Und wie fanden Sie es?
Ich fand es mutig.
Würden Sie selbst gern an der Uni bleiben?
Auf jeden Fall. Ich gehe den ersten Schritt dahin im kommenden Semester, dann werde ich ein Proseminar über feministischen Islam halten. Ich hoffe, dass es bald als Normalität angesehen wird, dass auch Muslime referieren, auch mit Kopftuch.
Für viele in Deutschland wirkt ein stärkerer Einfluss von Religionsgemeinschaften bedrohlich. Können Sie das nachvollziehen?
Die islamische Theologie will ja nicht Menschen zu Muslimen machen. Es geht darum, ein Reformverständnis der Religion zu vermitteln und Muslimen die Chance zu geben, akzeptiert zu werden. Diese Akzeptanz hängt ja oft mit dem Religionsbild zusammen.
Nebenbei engagieren Sie sich bei Verikom, einem Verband für interkulturelle Kommunikation und Bildung.
Das war etwas, was mir meine Mutter immer gesagt hat: Du musst ein aktives gesellschaftliches Mitglied sein, hilf mit. Im Kindergarten, beim Krippenspiel, ich war immer ein Teil. Und später habe ich gemerkt: Ich mache alles nur für mich, das Abi, das Studium, das Weggehen mit meinen Freunden. Aber was tue ich für die Gesellschaft? Dann bin ich auf Verikom gestoßen. Man muss zeigen, dass Migranten auch eine Chance bekommen. Natürlich hat man es schwer, mit Kopftuch eine Arbeit zu finden, das ist die Wahrheit, aber wenn man Qualifikationen hat, kann man ein Teil der Gesellschaft sein, wenn man möchte.

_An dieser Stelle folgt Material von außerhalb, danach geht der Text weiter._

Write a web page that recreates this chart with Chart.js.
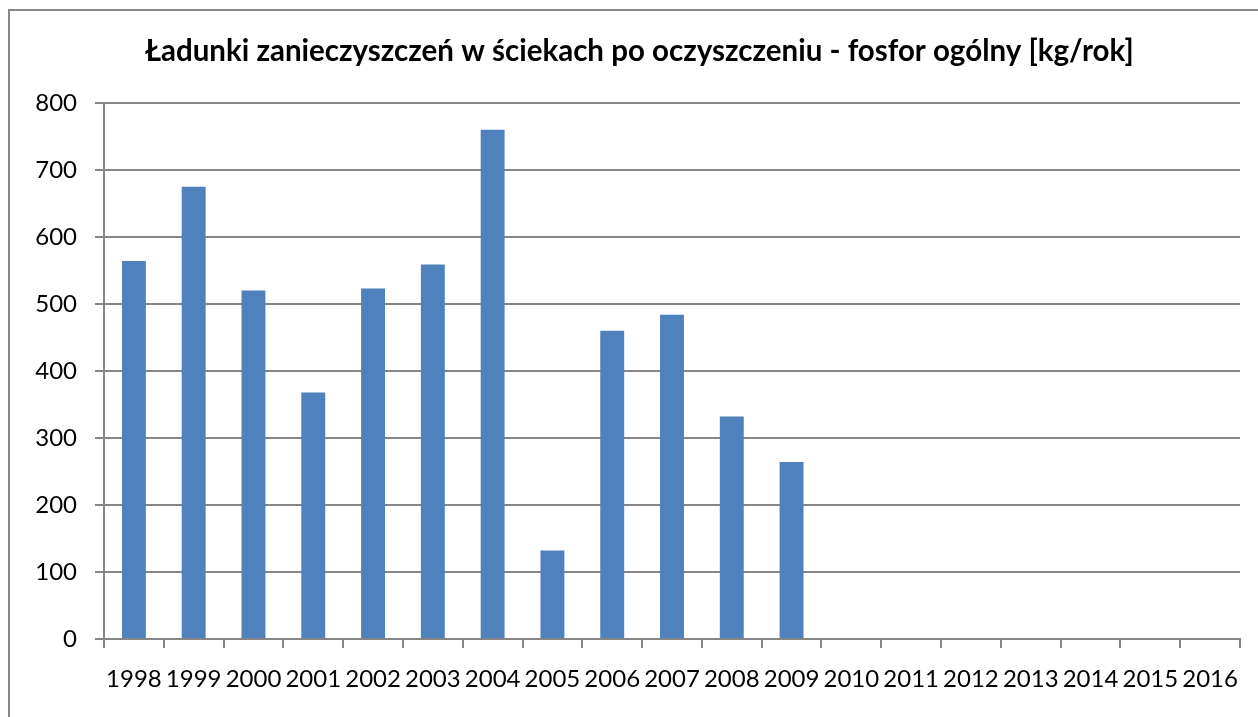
<!DOCTYPE html>
<html lang="pl">
<head>
<meta charset="utf-8">
<title>Fosfor ogólny</title>
<script src="https://cdn.jsdelivr.net/npm/chart.js@4.4.1/dist/chart.umd.min.js"></script>
<style>
  html, body { margin: 0; padding: 0; background: #fff; overflow: hidden; }
  #wrap { position: relative; width: 1258px; height: 717px; }
  #frame {
    position: absolute; left: 8px; top: 9px; right: -10px; bottom: -10px;
    border: 2px solid #868686; pointer-events: none;
  }
  canvas { position: absolute; left: 0; top: 0; }
</style>
</head>
<body>
<div id="wrap">
  <canvas id="chart" width="1258" height="717"></canvas>
  <div id="frame"></div>
</div>
<script>
const years = ['1998', '1999', '2000', '2001', '2002', '2003', '2004', '2005', '2006', '2007',
  '2008', '2009', '2010', '2011', '2012', '2013', '2014', '2015', '2016'];
const phosphorus = [564, 675, 520, 368, 523, 559, 760, 132, 460, 484, 332, 264,
  null, null, null, null, null, null, null];
const yMin = 0;
const yMax = 800;
const yStep = 100;

const lineGray = '#868686';
const barBlue = '#4f81bd';

Chart.defaults.font.family = 'Lato, "Open Sans", sans-serif';
Chart.defaults.color = '#000';

new Chart(document.getElementById('chart').getContext('2d'), {
  type: 'bar',
  data: {
    labels: years,
    datasets: [
      {
        label: 'fosfor ogólny',
        data: phosphorus,
        backgroundColor: barBlue,
        borderWidth: 0,
        categoryPercentage: 1,
        barPercentage: 0.4
      }
    ]
  },
  options: {
    responsive: false,
    animation: false,
    layout: { padding: { left: 21, right: 0, top: 0, bottom: 0 } },
    plugins: {
      legend: { display: false },
      tooltip: { enabled: false },
      title: {
        display: true,
        text: 'Ładunki zanieczyszczeń w ściekach po oczyszczeniu - fosfor ogólny [kg/rok]',
        color: '#000',
        font: { size: 29.5, weight: 'bold', lineHeight: 1.2 },
        padding: { top: 34, bottom: 33.6 }
      }
    },
    scales: {
      x: {
        offset: true,
        grid: {
          offset: true,
          drawOnChartArea: false,
          drawTicks: true,
          tickLength: 9,
          color: lineGray,
          lineWidth: 2
        },
        border: { display: true, color: lineGray, width: 2 },
        ticks: { font: { size: 24 }, padding: 17, maxRotation: 0, autoSkip: false },
        afterFit: (scale) => { scale.height = 78; }
      },
      y: {
        min: yMin,
        max: yMax,
        grid: { color: lineGray, lineWidth: 2, tickLength: 9 },
        border: { display: true, color: lineGray, width: 2 },
        ticks: { stepSize: yStep, font: { size: 24 }, padding: 18 },
        afterFit: (scale) => { scale.width = 83; }
      },
      // empty right margin so the title stays centred on the whole frame
      spacer: {
        type: 'linear',
        position: 'right',
        grid: { display: false },
        border: { display: false },
        ticks: { display: false },
        afterFit: (scale) => { scale.width = 18; }
      }
    }
  }
});
</script>
</body>
</html>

Das klingt alles sehr positiv.
Ist es - man muss es nur positiv machen. Es ist nicht alles positiv, es gibt auch Zeiten, wo man auf der Straße angespuckt wird, oder angerempelt, "geht in euer Land zurück". Aber das versucht man nicht zu erwähnen, denn wenn man das immer erwähnt, kommt man nicht aus diesem Kreislauf heraus. Auch an der Uni kriegt man viele Anfeindungen zu hören, ihr seid unterdrückt, ihr seid Terroristen, aber man muss sich darüberstellen. Was man selbst vermittelt, als Muslim, ist ein großes Mittel. Dass wir zeigen: Wir sind Bürger hier, wir tun auch etwas für die Gesellschaft, wir sehen nur ein bisschen anders aus.